Licensing of satellite signals serves only selfish interests
The pay-TV industry has called for all illicit broadcasting to be made a criminal offence, following a legal settlement last month with local bars over unauthorised feeds of last year's World Cup soccer tournament.
SCMP, Sept 2
Let's assume something truly ridiculous. Let's suppose that one day our government passed a law saying it is illegal for you and me to collect rainwater.
We are not talking here of slipping a pipe into a reservoir where no one can see it and then tapping fresh water without paying water duties. We are talking of holding a bucket to the sky and collecting the rainwater as it falls.
In this ridiculous world, our government has decided to privatise the water business and sell licences for rainwater collection. If you then turn your face to the sky while it is raining and open your mouth, you are depriving the licensees of water sales, which is an offence.
Worse yet, if you collect the rainwater with the bucket and let anyone else have a drink you are guilty of an abhorrent, heinous, dreadful breach of the law. You'll find yourself stung for millions in lawsuits and having to grovel in apology: 'Sorry, sorry, sorry, I didn't know the rain wasn't free.'
Ridiculous, isn't it? Utterly silly notion, yes?
Don't laugh too loud. That bucket is your television set and those laws are real ones in Hong Kong.
In the broadcasting business, it pleases the owners of Thai and South African satellite broadcasting channels to boast as big a 'footprint' for their signals as they possibly can. We can safely assume they do it because it helps their sales pitch to advertisers.
And, obviously, it wouldn't help the sales pitch much if they then limited useful access to their channels by putting software coding into their signals to turn their broadcasts into static buzz.
They might want to do it if their game plan was to make money by leasing you a fancy piece of equipment to unlock the coding but that is not their game plan.
They make their money by selling advertising and they are only too pleased if they can boost their advertising receipts by including Hong Kong in their footprint.
Thus raining down on us from the sky, free and easy for you to pick up if you have a satellite dish, are what television viewers across the world, male ones at least, value even more than pornography - European football broadcasts. Bar owners know it and take obvious advantage of it to boost their turnover.

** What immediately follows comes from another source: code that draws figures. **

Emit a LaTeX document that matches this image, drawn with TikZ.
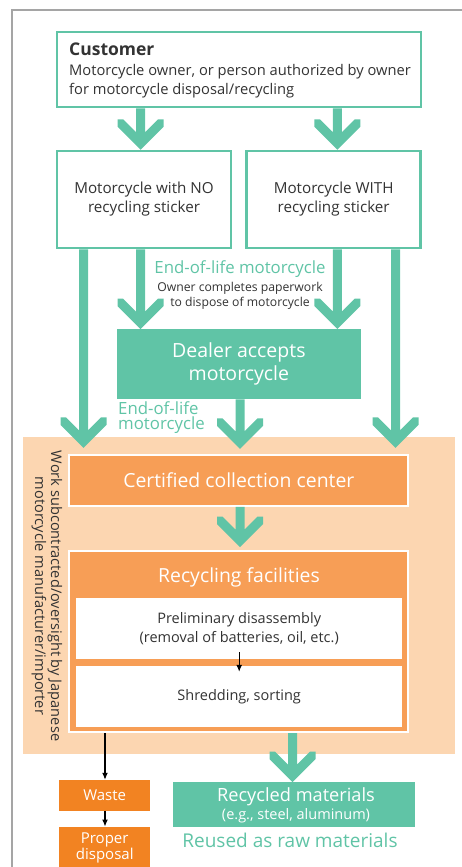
\documentclass[tikz,border=0pt]{standalone}
\usepackage{fontspec}
\setmainfont{Open Sans}
\usetikzlibrary{calc,arrows.meta}
\definecolor{tealc}{RGB}{96,196,166}
\definecolor{orbox}{RGB}{247,158,86}
\definecolor{peach}{RGB}{252,214,177}
\definecolor{ordark}{RGB}{242,131,34}
\definecolor{txt}{RGB}{51,51,51}
\definecolor{framec}{RGB}{165,165,165}
\newcommand\chev[2]{%
  \fill[tealc] let \p1=#1, \p2=#2 in
    (\x1-4.5pt,\y1) -- (\x1-4.5pt,\y2+17.5pt) -- (\x1-17.5pt,\y2+30.5pt) --
    (\x1-23pt,\y2+30.5pt) -- (\x1-23pt,\y2+23pt) -- (\x1,\y2) --
    (\x1+23pt,\y2+23pt) -- (\x1+23pt,\y2+30.5pt) -- (\x1+17.5pt,\y2+30.5pt) --
    (\x1+4.5pt,\y2+17.5pt) -- (\x1+4.5pt,\y1) -- cycle;}
\tikzset{
  outlinebox/.style={draw=tealc, line width=2.5pt, fill=white, inner sep=0pt, minimum width=#1},
  tealbox/.style={fill=tealc, inner sep=0pt, text=white, align=center},
  orgbox/.style={fill=orbox, draw=white, line width=2pt, inner sep=0pt, text=white, align=center},
  whitebox/.style={fill=white, inner sep=0pt, text=txt, align=center},
  darkbox/.style={fill=ordark, inner sep=0pt, text=white, align=center},
  blk/.style={line width=1.1pt, -{Latex[length=7pt,width=6pt]}},
  lbl/.style={inner sep=0pt, text=txt},
  tlbl/.style={inner sep=0pt, text=tealc},
}
\begin{document}
\begin{tikzpicture}[x=1pt,y=-1pt]
\useasboundingbox (0,0) rectangle (461,867);
% frame
\coordinate (fb) at (12,868);
\coordinate (fc) at (12,10);
\coordinate (fr) at (462,10);
\draw[framec, line width=1.5pt] (fb) -- (fc) -- (fr);
% peach background
\fill[peach] (22.7,436.7) rectangle (455,754);
% customer
\node[outlinebox=364pt, minimum height=75pt] (cust) at (239,69.5) {};
\node[lbl, anchor=base west, font=\fontsize{17.5}{22}\selectfont\bfseries] (custT) at (69,56) {Customer};
\node[lbl, anchor=base west, font=\fontsize{14.7}{18}\selectfont] (custD1) at (69,75) {Motorcycle owner, or person authorized by owner};
\node[lbl, anchor=base west, font=\fontsize{14.7}{18}\selectfont] (custD2) at (69,94) {for motorcycle disposal/recycling};
% two boxes
\node[outlinebox=174pt, minimum height=97pt, align=center, text=txt, font=\fontsize{15.2}{19}\selectfont] (nobox) at (144,199.5) {Motorcycle with NO\\recycling sticker};
\node[outlinebox=174pt, minimum height=97pt, align=center, text=txt, font=\fontsize{15.2}{19}\selectfont] (withbox) at (333.7,199.5) {Motorcycle WITH\\recycling sticker};
% dealer
\node[tealbox, minimum width=244pt, minimum height=70pt, font=\fontsize{19.5}{23}\selectfont] (dealer) at (238.9,364.2) {Dealer accepts\\motorcycle};
% labels
\node[tlbl, anchor=base, font=\fontsize{16.8}{19}\selectfont] (eol1) at (240,273) {End-of-life motorcycle};
\node[lbl, anchor=base, font=\fontsize{12.2}{15}\selectfont] (own1) at (240,291.5) {Owner completes paperwork};
\node[lbl, anchor=base, font=\fontsize{12.2}{15}\selectfont] (own2) at (240,306.5) {to dispose of motorcycle};
\node[tlbl, anchor=base west, font=\fontsize{16.8}{15}\selectfont] (eol2a) at (118,414) {End-of-life};
\node[tlbl, anchor=base west, font=\fontsize{16.8}{15}\selectfont] (eol2b) at (118,429.5) {motorcycle};
% orange region
\node[orgbox, minimum width=339pt, minimum height=51pt, font=\fontsize{19.4}{23}\selectfont] (cert) at (238.8,480.4) {Certified collection center};
\node[orgbox, minimum width=339pt, minimum height=181pt] (recyc) at (238.8,641.7) {};
\node[inner sep=0pt, text=white, anchor=base, font=\fontsize{19.4}{23}\selectfont] (recycT) at (239,582) {Recycling facilities};
\node[whitebox, minimum width=326.3pt, minimum height=60.7pt, font=\fontsize{14.5}{19}\selectfont] (prelim) at (239.2,628.7) {Preliminary disassembly\\(removal of batteries, oil, etc.)};
\node[whitebox, minimum width=326.3pt, minimum height=60.7pt, font=\fontsize{14.5}{19}\selectfont] (shred) at (239.2,696.3) {Shredding, sorting};
\node[inner sep=0pt, text=txt, rotate=-90, align=center, font=\fontsize{14.6}{16}\selectfont] (side) at (47,596) {Work subcontracted/oversight by Japanese\\motorcycle manufacturer/importer};
% bottom
\node[darkbox, minimum width=90.7pt, minimum height=30.7pt, font=\fontsize{15}{18}\selectfont] (waste) at (104.7,795.3) {Waste};
\node[darkbox, minimum width=90.7pt, minimum height=42pt, font=\fontsize{15}{14}\selectfont] (proper) at (104.7,847.7) {Proper\\disposal};
\node[tealbox, minimum width=242pt, minimum height=44.4pt] (recmat) at (294,804.5) {};
\node[inner sep=0pt, text=white, anchor=base, font=\fontsize{18.2}{20}\selectfont] (recmatT) at (296,801.7) {Recycled materials};
\node[inner sep=0pt, text=white, anchor=base, font=\fontsize{14.5}{15}\selectfont] (recmatS) at (296,819) {(e.g., steel, aluminum)};
\node[tlbl, anchor=base, font=\fontsize{19}{23}\selectfont] (reused) at (290,847.7) {Reused as raw materials};
% x positions
\coordinate (xa) at (140.5,0);
\coordinate (xb) at (337.3,0);
\coordinate (xL) at (83.5,0);
\coordinate (xR) at (395.5,0);
\coordinate (xc) at (240,0);
\coordinate (xm) at (292.5,0);
\coordinate (xw) at (105,0);
% chevron arrows
\chev{(cust.south -| xa)}{(nobox.north -| xa)}
\chev{(cust.south -| xb)}{(withbox.north -| xb)}
\chev{(nobox.south -| xL)}{($(cert.north -| xL)+(0,-6)$)}
\chev{(nobox.south -| xa)}{(dealer.north -| xa)}
\chev{(withbox.south -| xb)}{(dealer.north -| xb)}
\chev{(withbox.south -| xR)}{($(cert.north -| xR)+(0,-6)$)}
\chev{(dealer.south -| xc)}{($(cert.north -| xc)+(0,-5)$)}
\chev{(cert.south -| xc)}{($(recyc.north -| xc)+(0,-3)$)}
\chev{(recyc.south -| xm)}{(recmat.north -| xm)}
% black arrows
\draw[blk] ($(prelim.south)+(0,-7)$) -- ($(shred.north)+(0,6)$);
\draw[blk] (recyc.south -| xw) -- (waste.north -| xw);
\draw[blk] (waste.south -| xw) -- (proper.north -| xw);
\end{tikzpicture}
\end{document}
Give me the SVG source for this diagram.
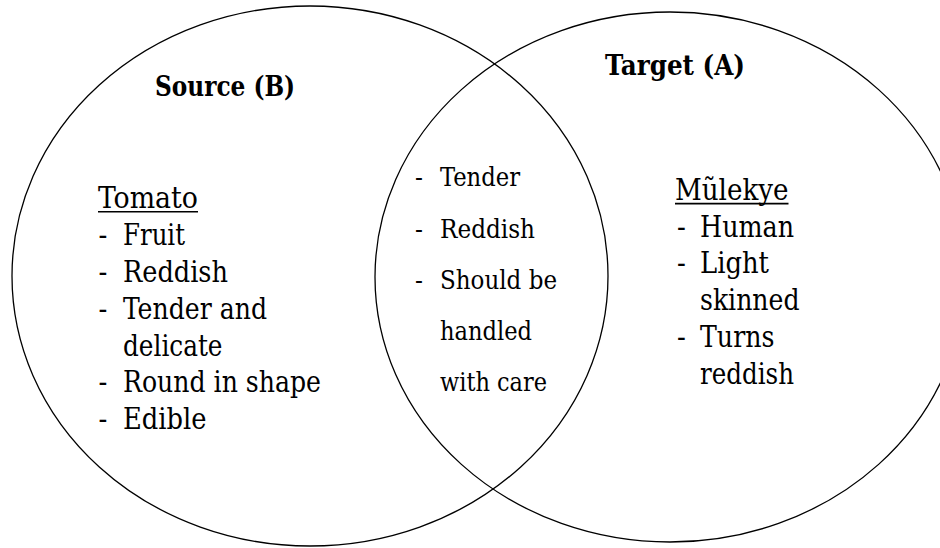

But somehow, and I can't quite fathom how because my mind just isn't wired for utterly illogical thinking, our government has come to the view that it has the right to prohibit the rain or at least the gathering of it by the public.
It has licensed pay-television operators to have a monopoly on football broadcasts in Hong Kong. The rule is that you may not take advantage of free broadcasts. You must pay the licensees. The Cable and Satellite Broadcasting Association of Asia (Casbaa) now wants to make it a criminal offence if you don't pay.
I am glad to see that I am not the only person to recognise the exceptional gall of this demand. Our report of it in Sunday's paper quoted a spokeswoman for the Commerce and Economic Development Bureau as saying that 'the government needs to balance enforceability, use of public resources and intrusiveness into private activities'.
Exactly. Exclusive licences should never have been issued in the first place. They presume that the licence issuer, the Hong Kong government, owns the electromagnetic spectrum of outer space and has the right and the ability to turn it off at will.
But, having made this mistake, our government will only compound it with a greater mistake if it invades civil liberties by trying to enforce licence restrictions through intrusions on private property and private activities.
Equally offensive is Casbaa's presumption that the public purse should bear the cost of enforcing an unworkable licence arrangement that serves only to enrich Casbaa members.
Not only does Casbaa demand that television audiences contribute more to the profits of its members for watching football but also that, through their taxes, these audiences pay for the additional criminal enforcement costs of making themselves pay more to watch football.
It's a double insult, to my mind up there with charging the family of an executed criminal for the cost of the bullet that killed him.
So let's just get one thing straight. These Casbaa people love to phrase their demands in terms of justice and fair play, but what it comes down to is their own self-interest and nothing else. Their righteous wrath is no more than that of a puppy pulled away from its feeding bowl.
Fair play might lead government to compensate them a little for exclusivity it should never have granted them, but it should certainly not lead government to rule that you cannot turn your face up to the rain.